‘I look forward to the opportunity to present my side of the story’


Peter Goldring, the MP for Edmonton East, explains what happened the night he was charged by police with failing to provide a breath sample and says he’ll explain why later.

“Although I was not impaired by alcohol, the police officer demanded I provide a roadside breath sample at the time because I admitted to having recently consumed a very small amount of alcohol,” Goldring told media at Edmonton’s courthouse.  “One beer. The police had the opportunity to charge me with impaired. They did not. There’s no suggestion of impairment here.”

He said he would provide the reason for his refusal to take a breathalyzer only when his case comes to court.

Mr. Goldring withdrew from the Conservative caucus in December and declared himself a Civil Libertarian MP in January, but he is now simply an independent MP (possibly to avoid confusion with the actual Libertarian Party). He has previously expressed civil liberties concerns with random sampling of drivers.


‘I look forward to the opportunity to present my side of the story’

  1. While he opposes random sampling of drivers, he supports (or at the very least, doesn’t oppose) sampling of drivers that are suspected of drinking and driving. Wouldn’t this case fall under the latter category? The police (rightfully) suspected that he’d been drinking, and therefore requested a test?

    From his website: There is already random screening for impaired drivers. The courts have upheld this
    method of screening as being constitutional, as a breath sample is not required
    unless a police officer has reason to suspect the driver has been drinking.

    And didn’t Pablo Rodriguez refuse a breathalyzer in an apparent drinking-and-driving incident a while back? I tried to dig up the event in Wherry’s blog archive, but only found a one-sentence passing mention in a blog posting. I thought the Rodriguez case was more interesting, and merited more blogging than this Goldring incident.

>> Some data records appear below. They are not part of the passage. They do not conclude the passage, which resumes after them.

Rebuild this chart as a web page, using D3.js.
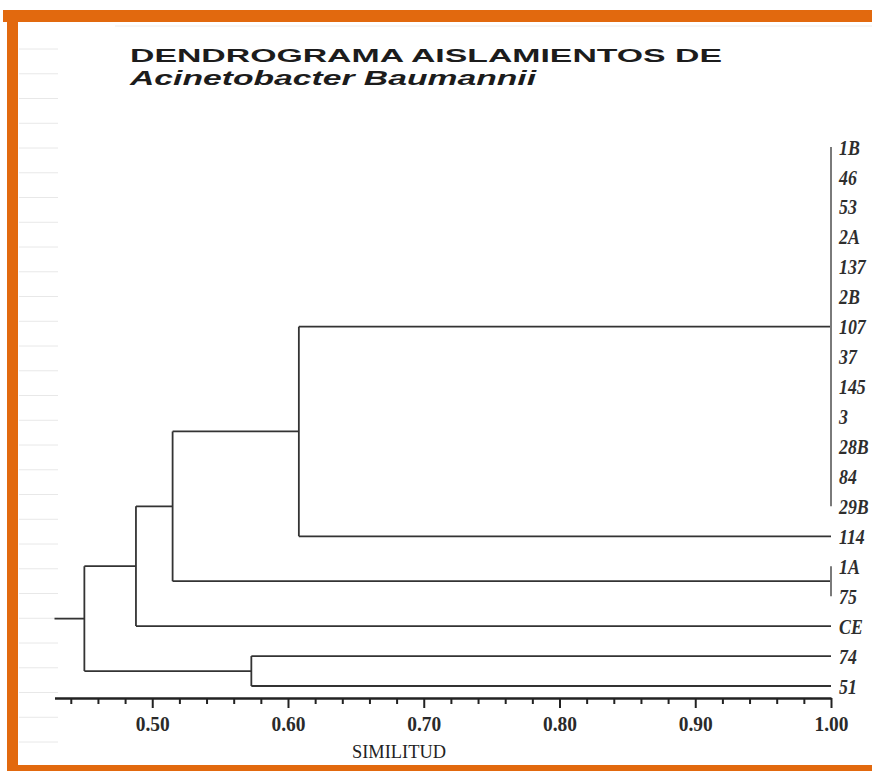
<!DOCTYPE html>
<meta charset="utf-8">
<style>
body { margin: 0; background: #fff; }
.link { fill: none; stroke: #333; stroke-width: 1.8px; }
.bar { stroke: #7a7a7a; stroke-width: 2px; }
.axis path, .axis line { stroke: #222; }
.axis text { font-family: "Liberation Serif", serif; font-weight: bold; fill: #2a2a2a; font-size: 22px; }
.leaf { font-family: "Liberation Serif", serif; font-style: italic; font-weight: bold; fill: #2e2e2e; }
</style>
<svg width="872" height="771"></svg>
<script src="https://d3js.org/d3.v7.min.js"></script>
<script>

// isolates, top to bottom
var leaves = ["1B", "46", "53", "2A", "137", "2B", "107", "37", "145", "3", "28B", "84", "29B",
              "114", "1A", "75", "CE", "74", "51"];

// clusters: id, members, similarity at which they join
var clusterIds = ["A", "B", "C", "D", "E", "F", "G"];
var clusterMembers = [
  ["1B", "46", "53", "2A", "137", "2B", "107", "37", "145", "3", "28B", "84", "29B"],
  ["1A", "75"],
  ["A", "114"],
  ["C", "B"],
  ["D", "CE"],
  ["74", "51"],
  ["E", "F"]
];
var clusterSim = [1.00, 1.00, 0.608, 0.515, 0.488, 0.573, 0.450];
var rootSim = 0.428;

var majorTicks = [0.50, 0.60, 0.70, 0.80, 0.90, 1.00];
var minorTicks = [0.44, 0.46, 0.48, 0.52, 0.54, 0.56, 0.58, 0.62, 0.64, 0.66, 0.68,
                  0.72, 0.74, 0.76, 0.78, 0.82, 0.84, 0.86, 0.88, 0.92, 0.94, 0.96, 0.98];

var svg = d3.select("svg");

// orange frame and faint ruled paper lines
var frame = svg.append("g");
frame.append("rect").attr("x", 3).attr("y", 10).attr("width", 869).attr("height", 12).attr("fill", "#e2690e");
frame.append("rect").attr("x", 7).attr("y", 10).attr("width", 11).attr("height", 761).attr("fill", "#e2690e");
frame.append("rect").attr("x", 7).attr("y", 765).attr("width", 865).attr("height", 6).attr("fill", "#e2690e");
frame.selectAll(".rule")
    .data(d3.range(49, 745, 24.75))
  .enter().append("line")
    .attr("x1", 19).attr("x2", 58)
    .attr("y1", function(d) { return d; }).attr("y2", function(d) { return d; })
    .attr("stroke", "#e8e8e8").attr("stroke-width", 1);
frame.append("line").attr("x1", 115).attr("x2", 872).attr("y1", 26).attr("y2", 26)
    .attr("stroke", "#ececec").attr("stroke-width", 1);

// title
svg.append("text")
    .attr("x", 130).attr("y", 62)
    .attr("textLength", 592).attr("lengthAdjust", "spacingAndGlyphs")
    .style("font-family", "'Liberation Sans', Arial, sans-serif")
    .style("font-weight", "bold").style("font-size", "19px").style("fill", "#1c1c1c")
    .text("DENDROGRAMA AISLAMIENTOS DE");
svg.append("text")
    .attr("x", 130).attr("y", 85)
    .attr("textLength", 406).attr("lengthAdjust", "spacingAndGlyphs")
    .style("font-family", "'Liberation Sans', Arial, sans-serif")
    .style("font-weight", "bold").style("font-style", "italic").style("font-size", "20px").style("fill", "#1c1c1c")
    .text("Acinetobacter Baumannii");

var x = d3.scaleLinear().domain([rootSim, 1.00]).range([54.5, 831]);
var y = d3.scalePoint().domain(leaves).range([147, 686]);

// build tree
var nodes = {};
leaves.forEach(function(l) { nodes[l] = { name: l, sim: 1.00, y: y(l), leaf: true }; });
clusterIds.forEach(function(id, i) {
  var kids = clusterMembers[i].map(function(m) { return nodes[m]; });
  nodes[id] = { name: id, sim: clusterSim[i], children: kids,
                y: (kids[0].y + kids[kids.length - 1].y) / 2 };
});
var root = d3.hierarchy(nodes[clusterIds[clusterIds.length - 1]]);

var g = svg.append("g");

root.descendants().forEach(function(n) {
  if (!n.children) return;
  var d = n.data, xs = x(d.sim);
  var first = n.children[0].data, last = n.children[n.children.length - 1].data;
  g.append("line")
      .attr("class", d.sim >= 1 ? "bar" : "link")
      .attr("x1", xs).attr("x2", xs)
      .attr("y1", first.y).attr("y2", last.y);
  if (d.sim >= 1) return;
  n.children.forEach(function(c) {
    g.append("line")
        .attr("class", "link")
        .attr("x1", xs).attr("x2", x(c.data.sim))
        .attr("y1", c.data.y).attr("y2", c.data.y);
  });
});

// root stub
g.append("line")
    .attr("class", "link")
    .attr("x1", x(rootSim)).attr("x2", x(root.data.sim))
    .attr("y1", root.data.y).attr("y2", root.data.y);

// leaf labels
g.selectAll(".leaf")
    .data(root.leaves())
  .enter().append("text")
    .attr("class", "leaf")
    .attr("transform", function(d) { return "translate(" + (x(1.00) + 8) + "," + d.data.y + ") scale(0.85,1)"; })
    .attr("dy", "0.36em")
    .style("font-size", "21px")
    .text(function(d) { return d.data.name; });

// axis
var axisY = 698;
svg.append("g")
    .attr("class", "axis")
    .attr("transform", "translate(0," + axisY + ")")
    .call(d3.axisBottom(x).tickValues(minorTicks).tickSize(6).tickSizeOuter(0).tickFormat(""))
    .call(function(s) { s.select(".domain").remove(); s.selectAll("line").attr("stroke-width", 2); });

var ax = svg.append("g")
    .attr("class", "axis")
    .attr("transform", "translate(0," + axisY + ")")
    .attr("font-size", 22)
    .call(d3.axisBottom(x).tickValues(majorTicks).tickSize(10).tickSizeOuter(0).tickPadding(7)
          .tickFormat(d3.format(".2f")));
ax.select(".domain").attr("stroke-width", 2.5);
ax.selectAll("line").attr("stroke-width", 2);
ax.selectAll(".tick text")
    .attr("textLength", 34).attr("lengthAdjust", "spacingAndGlyphs");

svg.append("text")
    .attr("x", 399).attr("y", 758)
    .attr("text-anchor", "middle")
    .style("font-family", "'Liberation Serif', serif")
    .style("font-size", "19px").style("fill", "#222")
    .attr("textLength", 94).attr("lengthAdjust", "spacingAndGlyphs")
    .text("SIMILITUD");

</script>
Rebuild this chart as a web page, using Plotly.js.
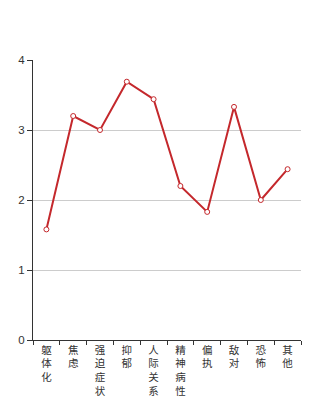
<!DOCTYPE html>
<html>
<head>
<meta charset="utf-8">
<script src="https://cdn.plot.ly/plotly-3.0.1.min.js"></script>
<style>html,body{margin:0;padding:0;background:#fff;}#chart{width:334px;height:400px;}</style>
</head>
<body>
<div id="chart"></div>
<script>
var categories = ["躯体化", "焦虑", "强迫症状", "抑郁", "人际关系", "精神病性", "偏执", "敌对", "恐怖", "其他"];
var values = [1.58, 3.2, 3.0, 3.69, 3.44, 2.2, 1.83, 3.33, 2.0, 2.44];
var yTicks = [0, 1, 2, 3, 4];

var verticalLabels = categories.map(function (c) { return c.split("").join("<br>"); });

var trace = {
  type: "scatter",
  mode: "lines+markers",
  x: categories,
  y: values,
  line: { color: "#c4282c", width: 2 },
  marker: { symbol: "circle", size: 5, color: "#ffffff", line: { color: "#c4282c", width: 1 } },
  hoverinfo: "x+y"
};

var layout = {
  width: 334,
  height: 400,
  margin: { l: 33, r: 33, t: 60, b: 60, pad: 0 },
  paper_bgcolor: "#ffffff",
  plot_bgcolor: "#ffffff",
  showlegend: false,
  font: { family: "Liberation Sans, Arial, sans-serif", color: "#333", size: 11 },
  xaxis: {
    type: "category",
    range: [-0.5, categories.length - 0.5],
    tickmode: "array",
    tickvals: categories,
    ticktext: verticalLabels,
    tickson: "boundaries",
    ticks: "outside",
    ticklen: 4,
    tickcolor: "#333",
    tickangle: 0,
    tickfont: { family: "Noto Sans CJK SC", size: 10.5, color: "#333" },
    showline: true,
    linecolor: "#333",
    linewidth: 1,
    showgrid: false,
    zeroline: false,
    fixedrange: true
  },
  yaxis: {
    range: [0, 4],
    tickmode: "array",
    tickvals: yTicks,
    ticktext: yTicks.map(String),
    ticks: "outside",
    ticklen: 5,
    tickcolor: "#333",
    tickfont: { size: 11.5, color: "#333" },
    showline: true,
    linecolor: "#333",
    linewidth: 1,
    showgrid: true,
    gridcolor: "#cccccc",
    gridwidth: 1,
    zeroline: false,
    fixedrange: true
  }
};

Plotly.newPlot("chart", [trace], layout, { displayModeBar: false, staticPlot: true });
</script>
</body>
</html>
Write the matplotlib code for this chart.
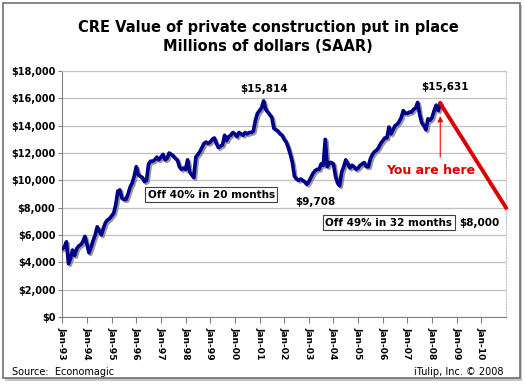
import numpy as np
import matplotlib.pyplot as plt
import matplotlib.patheffects as pe
from matplotlib.patches import Rectangle

# monthly values, Jan-93 .. May-08 (millions of dollars, SAAR)
v1993 = [5000, 5100, 5500, 3900, 4300, 4900, 4500, 5000, 5200, 5300, 5500, 5900]
v1994 = [5300, 4700, 5100, 5600, 6000, 6600, 6300, 6000, 6500, 6900, 7100, 7200]
v1995 = [7400, 7600, 8200, 9200, 9300, 8700, 8600, 8600, 9000, 9500, 9800, 10300]
v1996 = [11000, 10400, 10300, 10200, 9900, 10000, 11200, 11400, 11400, 11500, 11700, 11500]
v1997 = [11700, 11900, 11500, 11600, 12000, 11900, 11800, 11600, 11500, 11000, 10800, 10900]
v1998 = [10800, 11500, 10600, 10400, 10200, 11700, 11900, 12100, 12400, 12700, 12800, 12700]
v1999 = [12800, 13000, 13100, 12700, 12400, 12500, 12600, 13300, 12900, 13200, 13300, 13500]
v2000 = [13400, 13200, 13500, 13400, 13300, 13500, 13400, 13500, 13500, 13600, 14400, 14900]
v2001 = [15100, 15300, 15814, 15200, 15000, 14800, 14600, 13800, 13700, 13600, 13400, 13300]
v2002 = [13000, 12800, 12400, 11900, 11300, 10300, 10100, 10000, 10100, 10000, 9900, 9708]
v2003 = [9900, 10200, 10500, 10700, 10800, 10800, 11200, 11100, 13000, 11000, 11300, 11300]
v2004 = [11200, 10300, 9800, 9600, 10600, 11000, 11500, 11200, 10900, 11100, 11000, 10800]
v2005 = [10900, 11100, 11200, 11300, 11000, 11000, 11600, 11900, 12100, 12200, 12400, 12700]
v2006 = [12900, 13100, 13100, 13900, 13400, 13700, 14000, 14100, 14300, 14600, 15100, 14900]
v2007 = [14900, 15000, 15000, 15200, 15300, 15700, 14800, 14200, 14000, 13700, 14500, 14400]
v2008 = [14600, 15100, 15500, 15100, 15631]

values = (v1993 + v1994 + v1995 + v1996 + v1997 + v1998 + v1999 + v2000 +
          v2001 + v2002 + v2003 + v2004 + v2005 + v2006 + v2007 + v2008)
months = np.arange(len(values))

# projection: 15,631 down to 8,000 over 32 months
proj_months = [len(values) - 1, len(values) - 1 + 32]
proj_values = [15631, 8000]

year_labels = ['Jan-%02d' % (y % 100) for y in range(1993, 2011)]
y_ticks = list(range(0, 18001, 2000))

fig = plt.figure(figsize=(5.25, 3.84), dpi=100)
W, H = 525, 384

# outer frame with shadow
fig.patches.append(Rectangle((5 / W, 1 - 381 / H), 517 / W, 376 / H, transform=fig.transFigure,
                             facecolor='#c8c8c8', edgecolor='none', zorder=0))
fig.patches.append(Rectangle((3 / W, 1 - 378 / H), 517 / W, 375 / H, transform=fig.transFigure,
                             facecolor='white', edgecolor='#707070', linewidth=1.2, zorder=1))

ax = fig.add_axes([62.3 / W, 1 - 317 / H, (506 - 62.3) / W, (317 - 71) / H])
ax.set_zorder(2)
ax.set_xlim(0, proj_months[1])
ax.set_ylim(0, 18000)

ax.grid(axis='y', color='#c0c0c0', linewidth=0.9)
ax.set_axisbelow(True)

shadow = [pe.SimpleLineShadow(offset=(1.2, -1.2), shadow_color='#808080', alpha=0.8), pe.Normal()]
ax.plot(months, values, color='#00008b', linewidth=2.6, solid_joinstyle='round',
        path_effects=shadow, zorder=3)
ax.plot(proj_months, proj_values, color='#dd0000', linewidth=2.8, zorder=3, clip_on=False)

ax.set_yticks(y_ticks)
ax.set_yticklabels(['${:,}'.format(t) for t in y_ticks], fontsize=7, fontweight='bold')
ax.set_xticks(np.arange(0, 12 * len(year_labels), 12))
ax.set_xticklabels(year_labels, rotation=-90, fontsize=6.6, fontweight='bold')
ax.tick_params(axis='y', length=3, color='#808080', pad=2)
ax.tick_params(axis='x', length=4, color='#808080', pad=3)

for s in ['top', 'right']:
    ax.spines[s].set_color('#c0c0c0')
    ax.spines[s].set_linestyle(':')
for s in ['left', 'bottom']:
    ax.spines[s].set_color('#808080')

# annotations
ax.text(98, 16300, '$15,814', ha='center', va='bottom', fontsize=7.5, fontweight='bold')
ax.text(123, 8400, '$9,708', ha='center', va='center', fontsize=7.5, fontweight='bold')
ax.text(186.5, 16500, '$15,631', ha='center', va='bottom', fontsize=7.5, fontweight='bold')
ax.text(203, 6900, '$8,000', ha='center', va='center', fontsize=7.5, fontweight='bold')
box = dict(boxstyle='square,pad=0.25', facecolor='white', edgecolor='#404040', linewidth=0.8)
ax.text(72.5, 8950, 'Off 40% in 20 months', ha='center', va='center', fontsize=7.5,
        fontweight='bold', bbox=box)
ax.text(159, 6900, 'Off 49% in 32 months', ha='center', va='center', fontsize=7.5,
        fontweight='bold', bbox=box)
ax.annotate('', xy=(184, 14900), xytext=(184, 11500),
            arrowprops=dict(arrowstyle='-|>', color='#ff0000', lw=0.8, mutation_scale=8))
ax.text(179.5, 10700, 'You are here', ha='center', va='center', fontsize=9,
        fontweight='bold', color='#dd0000')

fig.text(268 / W, 1 - 37 / H, 'CRE Value of private construction put in place\nMillions of dollars (SAAR)',
         ha='center', va='center', fontsize=10.5, fontweight='bold', linespacing=1.3)
fig.text(12 / W, 1 - 372 / H, 'Source:  Economagic', ha='left', va='center', fontsize=7)
fig.text(503 / W, 1 - 372 / H, 'iTulip, Inc. \u00a9 2008', ha='right', va='center', fontsize=7)

fig.savefig('out.png', dpi=100)
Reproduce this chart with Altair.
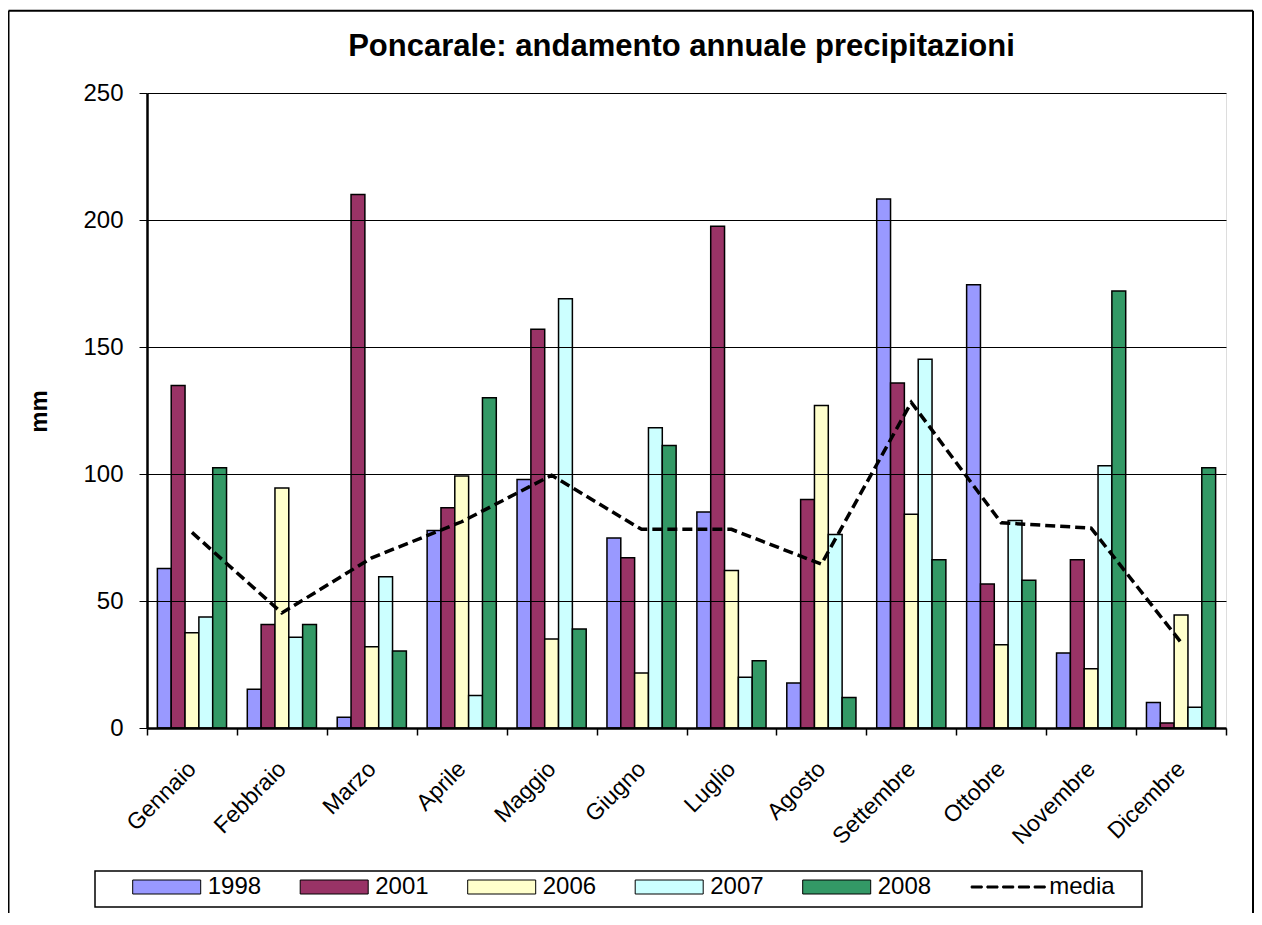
import altair as alt
import pandas as pd

months = ["Gennaio", "Febbraio", "Marzo", "Aprile", "Maggio", "Giugno",
          "Luglio", "Agosto", "Settembre", "Ottobre", "Novembre", "Dicembre"]
series_names = ["1998", "2001", "2006", "2007", "2008"]
v1998 = [62.8, 15.3, 4.2, 77.8, 97.8, 74.8, 85.0, 17.7, 208.3, 174.5, 29.5, 10.0]
v2001 = [134.8, 40.7, 210.0, 86.7, 157.0, 67.0, 197.5, 90.0, 135.8, 56.7, 66.2, 2.0]
v2006 = [37.5, 94.5, 32.0, 99.2, 35.0, 21.7, 62.0, 127.0, 84.2, 32.8, 23.3, 44.5]
v2007 = [43.7, 35.7, 59.5, 12.8, 169.0, 118.2, 20.0, 76.2, 145.2, 81.7, 103.2, 8.2]
v2008 = [102.5, 40.7, 30.3, 130.0, 39.0, 111.2, 26.5, 12.0, 66.2, 58.2, 172.0, 102.5]
media = [77.0, 45.3, 67.0, 81.2, 99.5, 78.2, 78.2, 64.5, 128.2, 80.8, 78.7, 33.7]
y_ticks = [0, 50, 100, 150, 200, 250]

legend_domain = series_names + ["media"]
legend_colors = ["#9999FF", "#993366", "#FFFFCC", "#CCFFFF", "#339966", "#000000"]

rows = []
for name, vals in zip(series_names, [v1998, v2001, v2006, v2007, v2008]):
    for m, v in zip(months, vals):
        rows.append({"mese": m, "serie": name, "mm": v})
bars_df = pd.DataFrame(rows)
media_df = pd.DataFrame({"mese": months, "media": media})

FONT = "Liberation Sans"

# legend symbol shapes (units of 7 px)
rect_path = "M-4.857,-1H4.857V1H-4.857Z"
dash_parts = []
x0 = -37.0
for i in range(5):
    a, b = x0, x0 + 11.0
    dash_parts.append(f"M{a/7:.3f},-0.143H{b/7:.3f}V0.143H{a/7:.3f}Z")
    x0 += 15.75
dash_path = "".join(dash_parts)
shape_expr = f"datum.value === 'media' ? '{dash_path}' : '{rect_path}'"

x_enc = alt.X(
    "mese:N", sort=months, title=None,
    scale=alt.Scale(paddingInner=0, paddingOuter=0),
    axis=alt.Axis(
        labelAngle=315, labelAlign="right", labelBaseline="middle",
        labelFont=FONT, labelFontSize=23, labelColor="black", labelPadding=30,
        tickBand="extent", tickSize=7, tickColor="black", tickWidth=1.5,
        domainColor="black", domainWidth=2.5, grid=False, zindex=1,
    ),
)

bars = alt.Chart(bars_df).mark_bar(stroke="black", strokeWidth=1.5).encode(
    x=x_enc,
    xOffset=alt.XOffset("serie:N", sort=series_names,
                        scale=alt.Scale(paddingInner=0, paddingOuter=0.75)),
    y=alt.Y(
        "mm:Q", title="mm",
        scale=alt.Scale(domain=[0, 250], nice=False),
        axis=alt.Axis(
            values=y_ticks, labelFont=FONT, labelFontSize=24, labelColor="black",
            labelPadding=16, tickSize=8, tickColor="black", tickWidth=1,
            domainColor="black", domainWidth=2.5,
            grid=True, gridColor="black", gridWidth=1,
            titleFont=FONT, titleFontSize=24, titleFontWeight="bold",
            titleAngle=270, titleX=-108, titleY=318,
            titleAlign="center", titleBaseline="middle", zindex=1,
        ),
    ),
    color=alt.Color(
        "serie:N",
        scale=alt.Scale(domain=legend_domain, range=legend_colors),
        legend=alt.Legend(
            title=None, orient="none", legendX=-14.3, legendY=782,
            direction="horizontal", columns=6, columnPadding=36.5, rowPadding=0,
            labelFont=FONT, labelFontSize=24, labelColor="black",
            labelOffset=29, symbolOffset=22, symbolSize=196,
            symbolStrokeWidth=1, symbolStrokeColor="black",
            symbolType=alt.ExprRef(expr=shape_expr),
            padding=0,
        ),
    ),
)

line = alt.Chart(media_df).mark_line(
    color="black", strokeWidth=3.5, strokeDash=[10, 5]
).encode(
    x=alt.X("mese:N", sort=months),
    y=alt.Y("media:Q"),
)

one = alt.Data(values=[{"k": 1}])
frame_left = alt.Chart(one).mark_rule(color="black", strokeWidth=2).encode(
    x=alt.value(-138.5), y=alt.value(-82.3), y2=alt.value(850))
frame_top = alt.Chart(one).mark_rule(color="black", strokeWidth=2).encode(
    x=alt.value(-138.5), x2=alt.value(1106), y=alt.value(-82.3))
frame_right = alt.Chart(one).mark_rule(color="black", strokeWidth=2).encode(
    x=alt.value(1106), y=alt.value(-82.3), y2=alt.value(850))
legend_box = alt.Chart(one).mark_rect(fill="white", stroke="black", strokeWidth=1.5).encode(
    x=alt.value(-52), x2=alt.value(995), y=alt.value(778), y2=alt.value(814))

chart = alt.layer(
    frame_left, frame_top, frame_right, legend_box, bars, line
).properties(
    width=1079,
    height=635,
    autosize=alt.AutoSizeParams(type="none"),
    padding={"left": 139, "top": 85, "right": 28, "bottom": 185},
    title=alt.TitleParams(
        "Poncarale: andamento annuale precipitazioni",
        font=FONT, fontSize=31, fontWeight="bold", color="black",
        anchor="middle", offset=0, dy=53, dx=-5,
    ),
).configure_view(
    stroke="black", strokeWidth=1.5
).configure(background="white")

chart.save("out.html", embed_options={"renderer": "svg", "actions": False})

  2. I’d like to see how he would deal with Ontario’s laws

  3. However the court proceeding ultimately plays out, Goldring is done.  Few, if any, will shed tears – he’s had as undistinguished a 15 year MP career as it’s possible to have.  He’ll serve out his term as an independent, take his fat pension and go back to being a slum landlord, likely from the Turks and Caicos or whatever was the Caribbean island he pushed to have added as the eleventh province a few years ago.

    As for his legal strategy, he seems to be pursuing a defense whereby he’ll be arguing that police have the right to set up random check stops (which I believe is what caught him), but don’t have the right to actually demand someone thus pulled over provide a breath sample, even after same person admits to police they’d been drinking (one beer, according to Goldring).  It will be his most noteworthy contribution to public life if he pulls it off.

  4. So, my best guess would be that he believes that police should only be allowed to compel a breath sample if there are reasonable grounds to believe that there is impairment, as opposed to just “drinking”.  In other words, that knowing that he has admitted to drinking a beer is insufficient cause to compel a breath sample if the officers have no other reason to expect impairment.

    It’s an interesting point, but I’m not sure the courts would accept the distinction.  It seems to me that the logic “I suspected he might be impaired because I knew he’d had at least one drink” might itself be considered to be sufficient cause to “reasonably” suspect possible impairment.

    • I believe impairment is deemed to exist if blood alcohol levels exceed the legal limits.  Otherwise, the courts would be even more clogged than they are now with cases of drivers claiming (essentially) they were not actually “impaired” notwithstanding having two or three or ten times the legal limit.  This deemed impairment based on legal limit is why refusal to blow is essentially an absolute liability offense, i.e. the refusal to blow itself is sufficient evidence to convict, without regard for “mens rea”, etc.

      It is, however, the case that police can’t simply pull a driver over randomly, if there are no bases for the police to suspect an offense.  If Goldring was pulled over randomly, he might have a legal argument that, in the absence of any suspicion of impairment, he has a Charter privacy right against self incrimination as a defense.  However, (again) I believe he wasn’t randomly pulled over, but was caught by a check stop and his admission to the police he had consumed alcohol seems to me to be game set and match, unless he can convince the Court to recognize some kind of “presumption of honesty” (i.e. the police should have accepted his assertion he’d only had one beer) should apply in such cases.  We’ll call it the “Goldring Defense” if he pulls it off and he’ll have his legacy.  

  5. His side of the story being that you can be a lawmaker, part of the process for making the laws that everyone must obey AND some sort of misguided civil disobedience activist breaking them?

    And, if he feels so strongly what did he do to try and get the law changed by legal means first?